# ENTRIES SUPPLIED start

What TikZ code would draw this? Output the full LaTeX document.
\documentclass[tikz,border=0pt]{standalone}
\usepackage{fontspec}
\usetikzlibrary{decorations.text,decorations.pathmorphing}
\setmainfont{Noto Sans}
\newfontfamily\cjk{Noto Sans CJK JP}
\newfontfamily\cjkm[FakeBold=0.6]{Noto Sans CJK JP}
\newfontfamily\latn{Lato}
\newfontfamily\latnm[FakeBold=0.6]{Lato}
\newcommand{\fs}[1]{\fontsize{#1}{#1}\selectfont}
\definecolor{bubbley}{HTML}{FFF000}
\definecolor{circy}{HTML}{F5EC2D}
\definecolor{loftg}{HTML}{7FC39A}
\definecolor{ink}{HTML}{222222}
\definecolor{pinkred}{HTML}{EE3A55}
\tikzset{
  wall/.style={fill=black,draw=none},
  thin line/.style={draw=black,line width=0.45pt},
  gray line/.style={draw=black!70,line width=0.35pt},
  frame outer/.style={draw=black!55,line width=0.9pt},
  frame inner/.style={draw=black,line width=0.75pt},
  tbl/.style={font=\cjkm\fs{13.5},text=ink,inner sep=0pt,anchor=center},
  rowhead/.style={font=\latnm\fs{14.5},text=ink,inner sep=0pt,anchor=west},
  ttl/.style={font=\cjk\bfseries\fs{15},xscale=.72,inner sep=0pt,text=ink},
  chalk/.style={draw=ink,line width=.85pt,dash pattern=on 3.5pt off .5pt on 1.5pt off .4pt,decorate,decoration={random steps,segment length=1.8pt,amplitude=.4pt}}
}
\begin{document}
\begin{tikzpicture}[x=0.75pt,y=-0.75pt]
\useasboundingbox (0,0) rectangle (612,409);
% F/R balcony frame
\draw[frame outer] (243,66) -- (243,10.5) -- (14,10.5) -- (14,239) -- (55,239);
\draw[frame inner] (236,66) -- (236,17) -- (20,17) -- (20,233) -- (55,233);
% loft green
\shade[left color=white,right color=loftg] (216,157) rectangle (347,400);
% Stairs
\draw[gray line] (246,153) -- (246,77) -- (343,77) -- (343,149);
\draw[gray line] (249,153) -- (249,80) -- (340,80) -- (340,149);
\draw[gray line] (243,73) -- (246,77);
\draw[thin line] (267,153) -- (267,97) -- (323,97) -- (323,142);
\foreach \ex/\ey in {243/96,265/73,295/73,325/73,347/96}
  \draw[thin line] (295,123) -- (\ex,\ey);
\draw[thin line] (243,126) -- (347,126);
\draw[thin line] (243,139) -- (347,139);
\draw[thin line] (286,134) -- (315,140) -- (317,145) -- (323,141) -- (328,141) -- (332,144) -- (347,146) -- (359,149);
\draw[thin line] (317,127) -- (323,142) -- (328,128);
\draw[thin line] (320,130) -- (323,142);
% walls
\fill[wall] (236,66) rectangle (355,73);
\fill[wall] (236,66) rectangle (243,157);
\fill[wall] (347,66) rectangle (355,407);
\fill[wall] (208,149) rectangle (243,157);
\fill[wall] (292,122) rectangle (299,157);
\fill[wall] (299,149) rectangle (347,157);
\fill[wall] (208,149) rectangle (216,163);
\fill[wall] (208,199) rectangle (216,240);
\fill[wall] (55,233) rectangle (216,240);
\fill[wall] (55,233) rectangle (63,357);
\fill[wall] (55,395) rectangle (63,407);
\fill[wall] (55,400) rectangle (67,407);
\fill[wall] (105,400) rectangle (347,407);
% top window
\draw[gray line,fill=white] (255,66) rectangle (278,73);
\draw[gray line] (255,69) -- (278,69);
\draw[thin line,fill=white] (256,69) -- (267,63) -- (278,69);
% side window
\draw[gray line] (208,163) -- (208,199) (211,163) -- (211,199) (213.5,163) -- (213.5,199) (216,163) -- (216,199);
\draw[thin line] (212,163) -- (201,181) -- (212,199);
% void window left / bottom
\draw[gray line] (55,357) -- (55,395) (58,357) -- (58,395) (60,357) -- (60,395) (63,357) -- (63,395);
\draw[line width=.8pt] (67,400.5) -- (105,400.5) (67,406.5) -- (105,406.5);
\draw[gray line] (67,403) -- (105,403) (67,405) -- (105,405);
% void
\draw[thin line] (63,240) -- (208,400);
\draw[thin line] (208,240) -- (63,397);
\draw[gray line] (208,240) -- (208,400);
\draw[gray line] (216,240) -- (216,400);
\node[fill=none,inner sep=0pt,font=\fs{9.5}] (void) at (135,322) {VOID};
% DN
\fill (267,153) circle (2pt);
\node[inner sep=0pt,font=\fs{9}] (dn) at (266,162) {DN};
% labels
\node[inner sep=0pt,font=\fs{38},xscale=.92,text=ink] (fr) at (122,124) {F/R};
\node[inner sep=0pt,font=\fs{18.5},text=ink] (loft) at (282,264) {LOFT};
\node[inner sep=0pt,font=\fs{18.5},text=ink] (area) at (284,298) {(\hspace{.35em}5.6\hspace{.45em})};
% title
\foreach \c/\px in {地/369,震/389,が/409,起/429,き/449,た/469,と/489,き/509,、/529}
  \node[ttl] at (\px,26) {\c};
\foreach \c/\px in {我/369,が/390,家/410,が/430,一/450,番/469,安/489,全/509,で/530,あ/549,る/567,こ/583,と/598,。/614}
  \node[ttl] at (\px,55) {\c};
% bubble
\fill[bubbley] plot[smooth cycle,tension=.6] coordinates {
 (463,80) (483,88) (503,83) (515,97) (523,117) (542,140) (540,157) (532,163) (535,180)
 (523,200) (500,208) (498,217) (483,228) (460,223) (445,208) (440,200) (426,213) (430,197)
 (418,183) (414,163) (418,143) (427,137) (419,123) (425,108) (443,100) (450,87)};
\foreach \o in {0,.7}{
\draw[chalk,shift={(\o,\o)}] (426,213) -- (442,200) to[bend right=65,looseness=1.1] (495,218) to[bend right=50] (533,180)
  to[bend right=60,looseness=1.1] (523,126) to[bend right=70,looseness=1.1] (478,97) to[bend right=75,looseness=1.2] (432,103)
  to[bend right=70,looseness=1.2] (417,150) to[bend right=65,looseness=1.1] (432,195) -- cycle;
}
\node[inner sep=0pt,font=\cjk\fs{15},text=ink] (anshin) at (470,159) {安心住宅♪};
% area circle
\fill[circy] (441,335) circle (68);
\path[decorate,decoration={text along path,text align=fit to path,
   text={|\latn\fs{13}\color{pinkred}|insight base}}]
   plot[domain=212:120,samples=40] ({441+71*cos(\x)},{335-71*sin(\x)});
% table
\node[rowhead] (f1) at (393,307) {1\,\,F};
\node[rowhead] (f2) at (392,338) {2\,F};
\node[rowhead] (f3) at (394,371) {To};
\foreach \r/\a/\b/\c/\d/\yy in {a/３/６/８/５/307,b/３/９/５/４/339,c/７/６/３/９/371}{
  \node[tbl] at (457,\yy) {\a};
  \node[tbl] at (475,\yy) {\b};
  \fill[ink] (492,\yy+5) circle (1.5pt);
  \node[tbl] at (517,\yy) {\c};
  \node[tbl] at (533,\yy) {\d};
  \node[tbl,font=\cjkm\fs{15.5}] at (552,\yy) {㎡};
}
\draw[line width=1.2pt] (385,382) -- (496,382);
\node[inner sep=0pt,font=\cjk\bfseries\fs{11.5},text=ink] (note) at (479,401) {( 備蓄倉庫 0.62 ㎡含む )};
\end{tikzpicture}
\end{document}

# ENTRIES SUPPLIED end
# ENTRIES SUPPLIED start

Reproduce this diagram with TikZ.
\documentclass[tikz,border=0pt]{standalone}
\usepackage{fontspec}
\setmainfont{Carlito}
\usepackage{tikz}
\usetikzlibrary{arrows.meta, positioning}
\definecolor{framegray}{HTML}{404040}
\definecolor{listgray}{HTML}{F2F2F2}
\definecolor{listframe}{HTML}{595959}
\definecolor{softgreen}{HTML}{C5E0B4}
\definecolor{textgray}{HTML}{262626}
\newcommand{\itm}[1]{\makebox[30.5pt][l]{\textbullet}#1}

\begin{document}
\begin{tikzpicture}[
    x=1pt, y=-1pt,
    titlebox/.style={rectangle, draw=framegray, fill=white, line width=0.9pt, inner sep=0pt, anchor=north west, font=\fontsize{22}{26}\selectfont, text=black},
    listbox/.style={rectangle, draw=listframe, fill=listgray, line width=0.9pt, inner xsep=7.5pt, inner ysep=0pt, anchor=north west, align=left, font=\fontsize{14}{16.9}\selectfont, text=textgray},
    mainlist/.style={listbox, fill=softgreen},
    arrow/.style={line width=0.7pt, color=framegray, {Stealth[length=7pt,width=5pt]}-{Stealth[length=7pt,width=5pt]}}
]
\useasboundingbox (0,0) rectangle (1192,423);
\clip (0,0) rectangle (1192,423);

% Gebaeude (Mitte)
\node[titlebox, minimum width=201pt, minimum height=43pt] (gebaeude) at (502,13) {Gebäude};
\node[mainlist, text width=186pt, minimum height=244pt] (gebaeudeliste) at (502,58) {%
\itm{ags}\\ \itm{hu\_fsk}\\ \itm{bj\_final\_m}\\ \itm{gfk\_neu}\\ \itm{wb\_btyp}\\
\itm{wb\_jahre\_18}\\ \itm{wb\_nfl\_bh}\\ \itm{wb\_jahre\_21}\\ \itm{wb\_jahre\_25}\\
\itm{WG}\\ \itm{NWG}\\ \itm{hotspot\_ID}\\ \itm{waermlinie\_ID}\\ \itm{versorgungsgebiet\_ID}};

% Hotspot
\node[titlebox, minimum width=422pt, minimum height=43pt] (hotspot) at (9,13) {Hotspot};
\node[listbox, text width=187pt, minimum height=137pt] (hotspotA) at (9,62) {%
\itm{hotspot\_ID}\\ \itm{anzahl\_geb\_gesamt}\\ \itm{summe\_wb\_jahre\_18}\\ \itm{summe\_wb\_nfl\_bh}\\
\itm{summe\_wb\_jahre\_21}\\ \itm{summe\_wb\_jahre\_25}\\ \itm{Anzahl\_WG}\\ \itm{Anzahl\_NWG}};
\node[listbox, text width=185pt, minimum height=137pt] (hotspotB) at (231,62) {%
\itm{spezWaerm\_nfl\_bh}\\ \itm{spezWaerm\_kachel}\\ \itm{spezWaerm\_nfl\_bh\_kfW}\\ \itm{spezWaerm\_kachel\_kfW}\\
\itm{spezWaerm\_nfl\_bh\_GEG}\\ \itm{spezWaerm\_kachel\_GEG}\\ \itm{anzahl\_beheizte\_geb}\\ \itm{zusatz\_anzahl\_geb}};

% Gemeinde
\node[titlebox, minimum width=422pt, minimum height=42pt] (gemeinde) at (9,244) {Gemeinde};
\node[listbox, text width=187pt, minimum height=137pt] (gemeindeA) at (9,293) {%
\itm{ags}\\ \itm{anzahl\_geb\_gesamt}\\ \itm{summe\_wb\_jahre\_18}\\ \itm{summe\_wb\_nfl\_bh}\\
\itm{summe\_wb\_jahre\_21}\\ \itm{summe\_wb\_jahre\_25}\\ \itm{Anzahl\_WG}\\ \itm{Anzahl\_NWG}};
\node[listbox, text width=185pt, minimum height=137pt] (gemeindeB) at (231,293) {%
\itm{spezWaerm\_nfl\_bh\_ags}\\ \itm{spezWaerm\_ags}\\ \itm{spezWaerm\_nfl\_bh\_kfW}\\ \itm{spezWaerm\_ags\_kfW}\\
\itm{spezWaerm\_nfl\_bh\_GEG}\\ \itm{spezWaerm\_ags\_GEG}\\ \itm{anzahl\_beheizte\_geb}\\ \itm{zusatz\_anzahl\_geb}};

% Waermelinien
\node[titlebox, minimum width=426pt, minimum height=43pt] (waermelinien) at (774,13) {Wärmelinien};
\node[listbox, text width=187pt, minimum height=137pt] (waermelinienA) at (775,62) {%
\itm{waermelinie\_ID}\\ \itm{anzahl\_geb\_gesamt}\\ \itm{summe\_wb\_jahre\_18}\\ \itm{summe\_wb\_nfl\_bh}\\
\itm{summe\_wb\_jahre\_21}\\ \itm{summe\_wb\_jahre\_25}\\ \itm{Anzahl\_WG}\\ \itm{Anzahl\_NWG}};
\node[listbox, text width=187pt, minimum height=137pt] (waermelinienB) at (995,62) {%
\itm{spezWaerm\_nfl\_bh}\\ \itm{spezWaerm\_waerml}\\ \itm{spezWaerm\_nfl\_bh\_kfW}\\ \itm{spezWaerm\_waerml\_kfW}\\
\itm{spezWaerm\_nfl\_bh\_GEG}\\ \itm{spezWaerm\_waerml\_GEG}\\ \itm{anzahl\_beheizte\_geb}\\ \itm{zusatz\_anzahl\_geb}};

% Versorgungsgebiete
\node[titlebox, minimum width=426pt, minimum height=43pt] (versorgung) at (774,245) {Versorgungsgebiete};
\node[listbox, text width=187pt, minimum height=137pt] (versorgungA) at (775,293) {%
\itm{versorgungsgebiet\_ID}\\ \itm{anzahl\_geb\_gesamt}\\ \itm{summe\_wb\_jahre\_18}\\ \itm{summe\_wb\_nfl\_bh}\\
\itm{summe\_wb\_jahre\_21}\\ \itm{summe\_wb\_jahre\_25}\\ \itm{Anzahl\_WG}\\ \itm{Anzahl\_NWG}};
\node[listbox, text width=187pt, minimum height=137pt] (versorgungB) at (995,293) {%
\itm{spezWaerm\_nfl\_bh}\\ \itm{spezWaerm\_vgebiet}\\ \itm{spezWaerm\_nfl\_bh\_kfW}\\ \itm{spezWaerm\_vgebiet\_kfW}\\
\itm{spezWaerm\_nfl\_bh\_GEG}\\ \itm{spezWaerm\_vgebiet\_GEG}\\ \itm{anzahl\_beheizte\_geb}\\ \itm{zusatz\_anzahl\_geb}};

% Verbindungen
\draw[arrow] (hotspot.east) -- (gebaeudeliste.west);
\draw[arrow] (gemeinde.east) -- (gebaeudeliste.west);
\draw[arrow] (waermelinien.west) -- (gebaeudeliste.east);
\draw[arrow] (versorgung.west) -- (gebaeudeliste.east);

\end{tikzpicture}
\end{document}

# ENTRIES SUPPLIED end

:: BRIEF ::
List every line in the records above that contains the word "this".

:: WRITTEN ANSWER ::
What TikZ code would draw this? Output the full LaTeX document.
Reproduce this diagram with TikZ.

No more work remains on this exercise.